Figure3. are these cover photos? They are taken close enough to recognize the plant structure.
L86, what are the columns? Are they a from a table?
L112, maybe explain what does xxxx represent in the file name?
Figure4, it would be helpful to add the national boundaries as the background.
Figure5. is it possible to provide more specific classifications (species) of the woodland and shrubland?
Figure6. I do not see photos in categories such as G10, G21, F10, F20, is it because there are less than 300 photos for this class? I would suggest the authors show at least 1 for all classes.
Citation: https://doi.org/10.5194/essd-2022-117-RC2 -
AC2: 'Reply on RC2', Raphaël d'Andrimont, 24 Aug 2022
REVIEWER 2
Geo-located photos are increasingly used in the land cover mapping and biodiversity studies. This study presents a large collection containing 874k geo-referenced photos taken at during the period between 2006-2018. Being different from the previously published LUCAS survery photos, the Cover photo is taken at very close distance to the vegetation so that the leaves, structures of the plants can be clearly recorded. The dataset is undergone through an anonymization filtering and some simple statistics of the data are shown. The dataset is clearly described and the potential applications is discussed. The manuscript can be published after some issues to be addressed.

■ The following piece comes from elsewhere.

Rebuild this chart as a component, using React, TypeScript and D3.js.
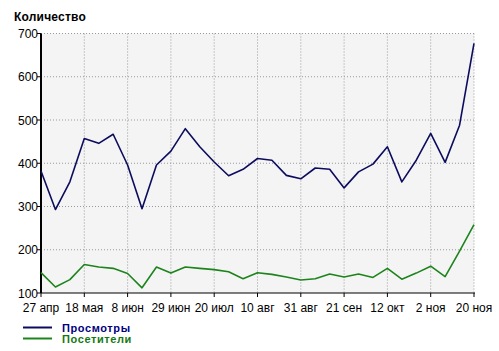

Thank you for the positive review and the comments that we have addressed below.
- The structure of how the photos is organized should be further explained. Currently using the link provided by the authors, under LUCAS_COVER, photos are organized by the years obtained. The subdirectory of the year is country, in the country folder, they are in folders named with three digits number, and in these folders, there are again folders named with three digits number. The file system structure and the meaning of these three digits numbers should be further explained.
We’ve included a brief explanation of the file structure:
The directory tree for the photo database follows the standard of the original EUROSTAT data. It is thereby organised, starting from the folder shown in the provided link, descending into a folder specifying the year of the survey ("LUCASYYYY"), followed by folders of each respective NUTS0 code that the point is located in, in turn proceeded by folders of the first three digits, and the second three digits of the point id. The JPG files that constitute the LUCAS Cover photos are to be found in the folder named after the second three digits of the point id, and named according to the convention described in Section 6.
- The quality of the photos varies greatly from site to site. The light condition, distance to the target various greatly. For example, LUCAS2012_49204454_Cover.jpg show very dark color and is taken with an upward looking direction. Limited information can be extracted from this photo. Some of the photos are not taken in the field but with samples collected and photos are taken either in a car or a lab (photos in LUCAS2012/FI/492/044). The geo-location of these photos should be checked to make sure that they are correctly labeled.
Indeed, the image quality varies sometimes drastically between points, years, and surveyors. It was decided that we, as carrying out the harmonization, are not responsible for determining what constitutes a "good quality" image, as this depends to a large extent on the use case. What is a good image for one use case is not necessarily the same for another and vice-versa. We wanted to keep as much of the original data intact as possible and serve it to users, who would determine what works for their use case. The statement that images from LUCAS2012/FI/492/044 are taken from a car or in a lab seems incorrect. If the reviewer is referring to the black background images – this is the folder that the surveyor has with them when on the field, and are sometimes taking image against the background, which, for example, for a use case we are using the images for proved to be a bad quality image. The "images taken from a car" also seems implausible – they would be significantly more blurred if taken from a car. The geo-location of the images has been cross-checked where possible to extract the location from the EXIF.
Detailed comments:
- L16, what is the difference between "points" and "locations"?
Revised the sentence as:
During the five campaigns already carried out, a total of 1351293 point surveys at 651780 unique locations were performed along with 5.4 million landscape photos.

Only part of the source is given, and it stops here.